**What is needed**. Copy the material that follows word for word and omit its pictures.

**Dataset section**.

***

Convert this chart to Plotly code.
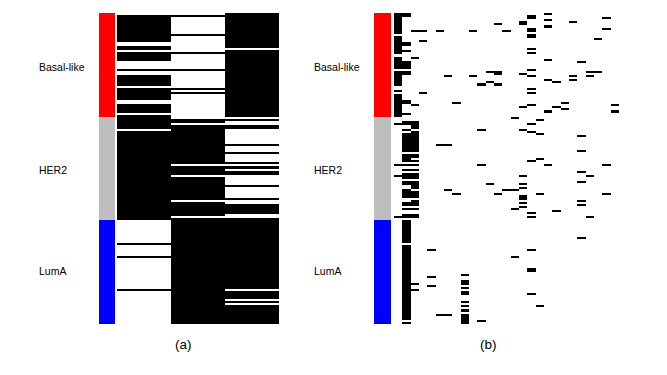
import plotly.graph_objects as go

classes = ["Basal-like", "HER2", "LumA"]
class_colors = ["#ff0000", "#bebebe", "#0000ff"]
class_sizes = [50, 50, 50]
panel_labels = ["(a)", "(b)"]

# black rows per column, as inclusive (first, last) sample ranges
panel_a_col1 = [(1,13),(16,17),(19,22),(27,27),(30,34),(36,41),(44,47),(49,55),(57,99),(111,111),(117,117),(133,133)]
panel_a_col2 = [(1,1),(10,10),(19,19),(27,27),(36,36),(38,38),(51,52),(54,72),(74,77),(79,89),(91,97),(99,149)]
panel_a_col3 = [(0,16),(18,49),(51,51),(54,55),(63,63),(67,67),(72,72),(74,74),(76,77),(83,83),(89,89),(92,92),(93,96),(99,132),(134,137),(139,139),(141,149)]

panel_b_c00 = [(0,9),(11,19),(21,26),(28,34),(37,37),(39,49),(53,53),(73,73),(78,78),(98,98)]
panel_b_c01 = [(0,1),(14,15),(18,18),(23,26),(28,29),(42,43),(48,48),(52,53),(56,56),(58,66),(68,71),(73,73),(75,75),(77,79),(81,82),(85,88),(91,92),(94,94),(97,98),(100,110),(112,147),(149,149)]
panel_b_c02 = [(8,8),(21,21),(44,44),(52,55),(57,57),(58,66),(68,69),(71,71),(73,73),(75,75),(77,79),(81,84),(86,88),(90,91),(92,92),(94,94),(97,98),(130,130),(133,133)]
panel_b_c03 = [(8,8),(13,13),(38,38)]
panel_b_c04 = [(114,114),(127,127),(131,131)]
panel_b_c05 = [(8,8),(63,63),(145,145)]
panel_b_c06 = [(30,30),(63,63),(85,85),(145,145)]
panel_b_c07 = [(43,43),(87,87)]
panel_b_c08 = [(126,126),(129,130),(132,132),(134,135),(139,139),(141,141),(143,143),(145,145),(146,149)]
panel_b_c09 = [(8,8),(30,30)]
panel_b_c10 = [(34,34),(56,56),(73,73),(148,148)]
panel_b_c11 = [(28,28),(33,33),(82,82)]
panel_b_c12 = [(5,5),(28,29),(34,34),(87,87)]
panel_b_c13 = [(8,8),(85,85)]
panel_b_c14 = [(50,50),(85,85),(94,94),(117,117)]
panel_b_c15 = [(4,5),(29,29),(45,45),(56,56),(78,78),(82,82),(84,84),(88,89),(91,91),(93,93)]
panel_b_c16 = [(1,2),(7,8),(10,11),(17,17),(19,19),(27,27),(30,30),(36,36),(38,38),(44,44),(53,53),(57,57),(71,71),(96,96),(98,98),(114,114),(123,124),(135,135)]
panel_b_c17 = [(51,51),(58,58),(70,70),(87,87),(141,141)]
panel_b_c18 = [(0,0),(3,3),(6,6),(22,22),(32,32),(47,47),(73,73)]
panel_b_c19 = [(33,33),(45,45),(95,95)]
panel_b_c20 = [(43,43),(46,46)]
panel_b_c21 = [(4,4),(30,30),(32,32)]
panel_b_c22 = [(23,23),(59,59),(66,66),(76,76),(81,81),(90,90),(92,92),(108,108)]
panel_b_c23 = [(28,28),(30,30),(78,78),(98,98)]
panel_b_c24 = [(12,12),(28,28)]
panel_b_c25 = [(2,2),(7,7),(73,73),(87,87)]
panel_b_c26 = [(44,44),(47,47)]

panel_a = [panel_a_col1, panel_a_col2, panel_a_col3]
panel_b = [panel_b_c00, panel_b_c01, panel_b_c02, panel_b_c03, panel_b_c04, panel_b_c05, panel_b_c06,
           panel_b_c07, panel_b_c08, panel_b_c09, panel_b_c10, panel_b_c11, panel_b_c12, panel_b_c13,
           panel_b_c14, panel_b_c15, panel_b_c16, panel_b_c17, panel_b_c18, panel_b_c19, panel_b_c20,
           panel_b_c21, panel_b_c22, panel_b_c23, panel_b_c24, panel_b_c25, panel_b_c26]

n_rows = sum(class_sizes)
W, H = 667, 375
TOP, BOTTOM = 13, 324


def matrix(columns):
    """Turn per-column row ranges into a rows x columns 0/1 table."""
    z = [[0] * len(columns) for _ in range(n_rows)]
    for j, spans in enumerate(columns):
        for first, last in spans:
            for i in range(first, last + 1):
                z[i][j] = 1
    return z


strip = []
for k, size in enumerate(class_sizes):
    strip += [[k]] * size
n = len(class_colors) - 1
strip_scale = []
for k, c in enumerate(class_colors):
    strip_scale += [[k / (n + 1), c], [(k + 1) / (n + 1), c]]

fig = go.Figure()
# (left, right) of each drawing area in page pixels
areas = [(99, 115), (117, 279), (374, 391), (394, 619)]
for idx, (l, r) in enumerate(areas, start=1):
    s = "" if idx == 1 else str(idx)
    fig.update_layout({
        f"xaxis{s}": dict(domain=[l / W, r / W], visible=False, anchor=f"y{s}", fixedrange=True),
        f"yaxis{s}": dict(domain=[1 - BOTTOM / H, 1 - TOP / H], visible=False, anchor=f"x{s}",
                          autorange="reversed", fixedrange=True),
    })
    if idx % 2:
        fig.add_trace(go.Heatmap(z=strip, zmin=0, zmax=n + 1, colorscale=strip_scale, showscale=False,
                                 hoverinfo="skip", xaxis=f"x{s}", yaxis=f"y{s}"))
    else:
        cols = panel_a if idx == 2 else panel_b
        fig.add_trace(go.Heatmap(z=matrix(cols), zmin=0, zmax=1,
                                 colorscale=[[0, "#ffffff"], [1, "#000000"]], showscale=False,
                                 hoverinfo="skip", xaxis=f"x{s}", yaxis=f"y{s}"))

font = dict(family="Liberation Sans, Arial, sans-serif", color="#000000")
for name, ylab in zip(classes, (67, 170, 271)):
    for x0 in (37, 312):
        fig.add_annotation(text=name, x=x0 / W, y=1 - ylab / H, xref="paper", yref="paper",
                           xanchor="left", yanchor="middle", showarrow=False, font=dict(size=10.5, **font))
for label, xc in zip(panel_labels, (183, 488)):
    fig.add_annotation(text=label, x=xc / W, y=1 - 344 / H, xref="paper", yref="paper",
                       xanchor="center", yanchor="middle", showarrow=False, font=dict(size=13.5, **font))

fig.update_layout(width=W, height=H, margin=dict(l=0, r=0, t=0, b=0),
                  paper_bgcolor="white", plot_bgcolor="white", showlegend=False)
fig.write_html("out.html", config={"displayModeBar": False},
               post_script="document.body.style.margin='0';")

***

**Answer**.
Convert this chart to Plotly code.
import plotly.graph_objects as go

classes = ["Basal-like", "HER2", "LumA"]
class_colors = ["#ff0000", "#bebebe", "#0000ff"]
class_sizes = [50, 50, 50]
panel_labels = ["(a)", "(b)"]

# black rows per column, as inclusive (first, last) sample ranges
panel_a_col1 = [(1,13),(16,17),(19,22),(27,27),(30,34),(36,41),(44,47),(49,55),(57,99),(111,111),(117,117),(133,133)]
panel_a_col2 = [(1,1),(10,10),(19,19),(27,27),(36,36),(38,38),(51,52),(54,72),(74,77),(79,89),(91,97),(99,149)]
panel_a_col3 = [(0,16),(18,49),(51,51),(54,55),(63,63),(67,67),(72,72),(74,74),(76,77),(83,83),(89,89),(92,92),(93,96),(99,132),(134,137),(139,139),(141,149)]

panel_b_c00 = [(0,9),(11,19),(21,26),(28,34),(37,37),(39,49),(53,53),(73,73),(78,78),(98,98)]
panel_b_c01 = [(0,1),(14,15),(18,18),(23,26),(28,29),(42,43),(48,48),(52,53),(56,56),(58,66),(68,71),(73,73),(75,75),(77,79),(81,82),(85,88),(91,92),(94,94),(97,98),(100,110),(112,147),(149,149)]
panel_b_c02 = [(8,8),(21,21),(44,44),(52,55),(57,57),(58,66),(68,69),(71,71),(73,73),(75,75),(77,79),(81,84),(86,88),(90,91),(92,92),(94,94),(97,98),(130,130),(133,133)]
panel_b_c03 = [(8,8),(13,13),(38,38)]
panel_b_c04 = [(114,114),(127,127),(131,131)]
panel_b_c05 = [(8,8),(63,63),(145,145)]
panel_b_c06 = [(30,30),(63,63),(85,85),(145,145)]
panel_b_c07 = [(43,43),(87,87)]
panel_b_c08 = [(126,126),(129,130),(132,132),(134,135),(139,139),(141,141),(143,143),(145,145),(146,149)]
panel_b_c09 = [(8,8),(30,30)]
panel_b_c10 = [(34,34),(56,56),(73,73),(148,148)]
panel_b_c11 = [(28,28),(33,33),(82,82)]
panel_b_c12 = [(5,5),(28,29),(34,34),(87,87)]
panel_b_c13 = [(8,8),(85,85)]
panel_b_c14 = [(50,50),(85,85),(94,94),(117,117)]
panel_b_c15 = [(4,5),(29,29),(45,45),(56,56),(78,78),(82,82),(84,84),(88,89),(91,91),(93,93)]
panel_b_c16 = [(1,2),(7,8),(10,11),(17,17),(19,19),(27,27),(30,30),(36,36),(38,38),(44,44),(53,53),(57,57),(71,71),(96,96),(98,98),(114,114),(123,124),(135,135)]
panel_b_c17 = [(51,51),(58,58),(70,70),(87,87),(141,141)]
panel_b_c18 = [(0,0),(3,3),(6,6),(22,22),(32,32),(47,47),(73,73)]
panel_b_c19 = [(33,33),(45,45),(95,95)]
panel_b_c20 = [(43,43),(46,46)]
panel_b_c21 = [(4,4),(30,30),(32,32)]
panel_b_c22 = [(23,23),(59,59),(66,66),(76,76),(81,81),(90,90),(92,92),(108,108)]
panel_b_c23 = [(28,28),(30,30),(78,78),(98,98)]
panel_b_c24 = [(12,12),(28,28)]
panel_b_c25 = [(2,2),(7,7),(73,73),(87,87)]
panel_b_c26 = [(44,44),(47,47)]

panel_a = [panel_a_col1, panel_a_col2, panel_a_col3]
panel_b = [panel_b_c00, panel_b_c01, panel_b_c02, panel_b_c03, panel_b_c04, panel_b_c05, panel_b_c06,
           panel_b_c07, panel_b_c08, panel_b_c09, panel_b_c10, panel_b_c11, panel_b_c12, panel_b_c13,
           panel_b_c14, panel_b_c15, panel_b_c16, panel_b_c17, panel_b_c18, panel_b_c19, panel_b_c20,
           panel_b_c21, panel_b_c22, panel_b_c23, panel_b_c24, panel_b_c25, panel_b_c26]

n_rows = sum(class_sizes)
W, H = 667, 375
TOP, BOTTOM = 13, 324


def matrix(columns):
    """Turn per-column row ranges into a rows x columns 0/1 table."""
    z = [[0] * len(columns) for _ in range(n_rows)]
    for j, spans in enumerate(columns):
        for first, last in spans:
            for i in range(first, last + 1):
                z[i][j] = 1
    return z


strip = []
for k, size in enumerate(class_sizes):
    strip += [[k]] * size
n = len(class_colors) - 1
strip_scale = []
for k, c in enumerate(class_colors):
    strip_scale += [[k / (n + 1), c], [(k + 1) / (n + 1), c]]

fig = go.Figure()
# (left, right) of each drawing area in page pixels
areas = [(99, 115), (117, 279), (374, 391), (394, 619)]
for idx, (l, r) in enumerate(areas, start=1):
    s = "" if idx == 1 else str(idx)
    fig.update_layout({
        f"xaxis{s}": dict(domain=[l / W, r / W], visible=False, anchor=f"y{s}", fixedrange=True),
        f"yaxis{s}": dict(domain=[1 - BOTTOM / H, 1 - TOP / H], visible=False, anchor=f"x{s}",
                          autorange="reversed", fixedrange=True),
    })
    if idx % 2:
        fig.add_trace(go.Heatmap(z=strip, zmin=0, zmax=n + 1, colorscale=strip_scale, showscale=False,
                                 hoverinfo="skip", xaxis=f"x{s}", yaxis=f"y{s}"))
    else:
        cols = panel_a if idx == 2 else panel_b
        fig.add_trace(go.Heatmap(z=matrix(cols), zmin=0, zmax=1,
                                 colorscale=[[0, "#ffffff"], [1, "#000000"]], showscale=False,
                                 hoverinfo="skip", xaxis=f"x{s}", yaxis=f"y{s}"))

font = dict(family="Liberation Sans, Arial, sans-serif", color="#000000")
for name, ylab in zip(classes, (67, 170, 271)):
    for x0 in (37, 312):
        fig.add_annotation(text=name, x=x0 / W, y=1 - ylab / H, xref="paper", yref="paper",
                           xanchor="left", yanchor="middle", showarrow=False, font=dict(size=10.5, **font))
for label, xc in zip(panel_labels, (183, 488)):
    fig.add_annotation(text=label, x=xc / W, y=1 - 344 / H, xref="paper", yref="paper",
                       xanchor="center", yanchor="middle", showarrow=False, font=dict(size=13.5, **font))

fig.update_layout(width=W, height=H, margin=dict(l=0, r=0, t=0, b=0),
                  paper_bgcolor="white", plot_bgcolor="white", showlegend=False)
fig.write_html("out.html", config={"displayModeBar": False},
               post_script="document.body.style.margin='0';")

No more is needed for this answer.